Crowd: Oh hell no! We’re not listening to him give a speech! Party’s over! See ya!
I’m kind of curious now. What was the name on Les’s server badge?
1.) ‘Les’ or ‘Leslie’
2.) Something foreign like ‘Henri’
3). ‘Insufferable Douchebag’
4.) ‘No-Account Sissypants’
5.) ‘Don’t Tip this Person’
6.) ‘Kick Me’
7.) ‘Film Budget Killer’
8.) ‘Dickless’
9.) ‘Bearded Dick with Glasses’
No. 6 is my favorite, especially since someone would be kicking him in the front and causing intense pain.
“Thanks very much for the remembrance from my role, Mason.” Nobody talks like that. And it provides no new information.
And the way Mason words it, it sounds like they’re only ALLOWED to steal props after the drinking has reached a certain level.

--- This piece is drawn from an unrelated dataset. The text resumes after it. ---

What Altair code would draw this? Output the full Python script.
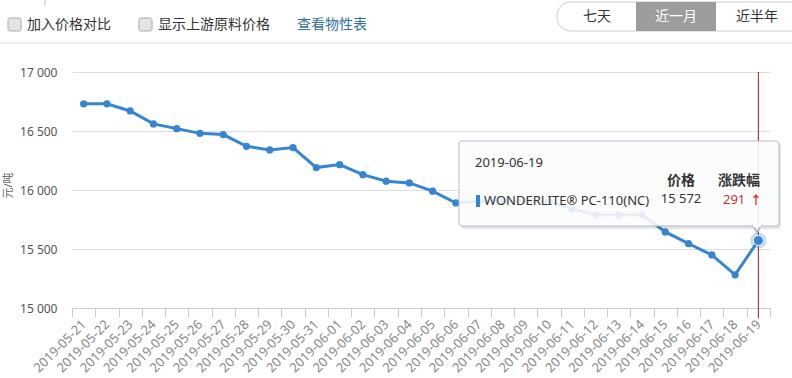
import altair as alt
import pandas as pd

# ---- data ----
dates = [
    "2019-05-21", "2019-05-22", "2019-05-23", "2019-05-24", "2019-05-25",
    "2019-05-26", "2019-05-27", "2019-05-28", "2019-05-29", "2019-05-30",
    "2019-05-31", "2019-06-01", "2019-06-02", "2019-06-03", "2019-06-04",
    "2019-06-05", "2019-06-06", "2019-06-07", "2019-06-08", "2019-06-09",
    "2019-06-10", "2019-06-11", "2019-06-12", "2019-06-13", "2019-06-14",
    "2019-06-15", "2019-06-16", "2019-06-17", "2019-06-18", "2019-06-19",
]
prices = [
    16730, 16730, 16670, 16560, 16520,
    16480, 16470, 16370, 16340, 16360,
    16190, 16215, 16130, 16075, 16060,
    15990, 15890, 15905, 15905, 15905,
    15900, 15840, 15790, 15790, 15790,
    15645, 15545, 15450, 15281, 15572,
]
y_ticks = [15000, 15500, 16000, 16500, 17000]
product = "WONDERLITE® PC-110(NC)"
sel_date = "2019-06-19"
sel_price = 15572
sel_change = 291
options = ["加入价格对比", "显示上游原料价格"]
link_text = "查看物性表"
ranges = ["七天", "近一月", "近半年"]

df = pd.DataFrame({"date": dates, "price": prices})
sel_df = df[df["date"] == sel_date]
one = pd.DataFrame({"k": [0]})

FONT = "Noto Sans, Noto Sans CJK SC, sans-serif"
BLUE = "#3585d3"
OX, OY = 72, 72  # plot origin on page


def X(px):
    return alt.value(px - OX)


def Y(py):
    return alt.value(py - OY)


def text(s, x, y, size=13, color="#333", weight="normal", align="left"):
    return alt.Chart(one).mark_text(
        text=s, align=align, baseline="middle", fontSize=size, color=color,
        fontWeight=weight, font=FONT
    ).encode(x=X(x), y=Y(y))


def rect(x1, x2, y1, y2, fill="white", stroke=None, radius=0, opacity=1.0, sw=1):
    kw = dict(fill=fill, fillOpacity=opacity, cornerRadius=radius)
    if stroke:
        kw.update(stroke=stroke, strokeWidth=sw)
    return alt.Chart(one).mark_rect(**kw).encode(x=X(x1), x2=X(x2), y=Y(y1), y2=Y(y2))


xscale = alt.Scale(type="band", paddingInner=0, paddingOuter=0)
yscale = alt.Scale(domain=[15000, 17000], nice=False, zero=False)

xenc = alt.X(
    "date:O", sort=None, scale=xscale, bandPosition=0.5,
    axis=alt.Axis(
        title=None, labelAngle=315, labelAlign="right", labelBaseline="middle",
        tickBand="extent", tickSize=9, tickColor="#cccccc", domainColor="#cccccc",
        labelColor="#888888", labelFontSize=13, labelFont=FONT, labelPadding=5,
        grid=False, labelOverlap=False,
    ),
)
yenc = alt.Y(
    "price:Q", scale=yscale,
    axis=alt.Axis(
        values=y_ticks, title="元/吨", titleFontSize=11, titleFont=FONT,
        titleColor="#666666", titleFontWeight="normal", titleX=-64, titleY=113,
        titleAngle=270, titleAlign="center", titleBaseline="middle",
        labelExpr="replace(format(datum.value, ','), ',', ' ')",
        labelColor="#555555", labelFontSize=12, labelFont=FONT, labelPadding=15,
        ticks=False, domain=False, grid=True, gridColor="#dddddd",
    ),
)

base = alt.Chart(df)
line = base.mark_line(color=BLUE, strokeWidth=3).encode(x=xenc, y=yenc)
pts = base.mark_circle(color=BLUE, size=52, opacity=1).encode(x=xenc, y=yenc)

sel = alt.Chart(sel_df)
vline = sel.mark_rule(color="#9e1b1b", strokeWidth=1).encode(
    x=xenc, y=alt.value(0), y2=alt.value(246))
halo = sel.mark_circle(color=BLUE, size=260, opacity=0.3).encode(x=xenc, y=yenc)
dot = sel.mark_circle(color=BLUE, size=100, opacity=1, stroke="white",
                      strokeWidth=1).encode(x=xenc, y=yenc)

# ---- tooltip ----
tip = [
    rect(461, 781, 143, 229, fill="#000000", opacity=0.10, radius=3),
    rect(459, 779, 141, 226, fill="white", stroke="#aebccb", radius=3, opacity=0.88),
    alt.Chart(one).mark_point(shape="triangle-down", size=60, fill="white",
                              stroke="#aebccb", filled=False, opacity=1).encode(
        x=X(757), y=Y(229)),
    rect(753, 761, 224, 227, fill="white"),
    text(sel_date, 475, 163, size=13, color="#333"),
    text("价格", 681, 181, size=14, color="#333", weight="bold", align="center"),
    text("涨跌幅", 739, 181, size=14, color="#333", weight="bold", align="center"),
    rect(476, 480, 195, 207, fill=BLUE),
    text(product, 484, 201, size=13, color="#333"),
    text(format(sel_price, ",").replace(",", " "), 681, 199, size=13,
         color="#333", align="center"),
    text(str(sel_change), 723, 200, size=13, color="#c0392b"),
    text("↑", 756, 201, size=12, color="#e0301e", weight="bold", align="center"),
]

# ---- top controls ----
top = [
    alt.Chart(one).mark_rule(color="#dddddd").encode(
        x=X(0), x2=X(792), y=Y(43)),
    alt.Chart(one).mark_rule(color="#bbbbbb").encode(
        x=X(45), y=Y(0), y2=Y(6)),
    rect(8, 21, 18, 31, fill="#e4e4e4", stroke="#aaaaaa", radius=2),
    text(options[0], 27, 25, size=14, color="#333"),
    rect(139, 152, 18, 31, fill="#e4e4e4", stroke="#aaaaaa", radius=2),
    text(options[1], 158, 25, size=14, color="#333"),
    text(link_text, 297, 25, size=14, color="#2f739b"),
    rect(557, 810, 2, 31, fill="white", stroke="#cccccc", radius=14),
    rect(636, 716, 2, 31, fill="#9c9c9c"),
    text(ranges[0], 597, 17, size=14, color="#333", align="center"),
    text(ranges[1], 676, 17, size=14, color="white", align="center"),
    text(ranges[2], 757, 17, size=14, color="#333", align="center"),
]

chart = alt.layer(line, pts, vline, halo, dot, *tip, *top).properties(
    width=698, height=236,
    autosize=alt.AutoSizeParams(type="none"),
    padding={"left": OX, "top": OY, "right": 22, "bottom": 70},
    background="white",
).configure_view(stroke=None)

chart.save("out.html", embed_options={"renderer": "svg", "actions": False})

Oh, and the artwork sucks ass.
“We’re allowed to steal props once the drinking reaches a certain level. But not before. I see you eyeing that wheelchair, so you need to shotgun this beer bong.”
10.) ‘Asshole’
Dadgummit, I meant to respond to Beware of Eve Hill
Cindy and Cayla’s worshipful faces just make me want to retch.
Just who is Chuck Ayers using as a model for Mason? If you colored his hair black and added a handlebar mustache, I’d swear it was Dick Dastardly. Snidely Whiplash?
Buster Crabbe, which Ayers does as badly as he does pretty much everything else.
Very badly. Ayers must have forgotten Buster Crabbe was an olympian swimmer. I never saw Buster as emaciated as Mason. Could you imagine Flash Gordon, Buck Rodgers, or Tarzan being played by Mason as he appears here? I remember Buster advertising some kind of exercise equipment in the 1970s. He appeared as if he could crack walnuts with his biceps.
Ohhhh….I’d been thinking lately that he was a mean-spirited caricature of Danny Kaye, who was successful at comedy and therefore not a True Artiste. Batty/Ayers thinking they’re paying tribute to Crabbe makes more sense, as it’s even sadder.
Les getting a crying towel is appropriate. Seems kind of small, though.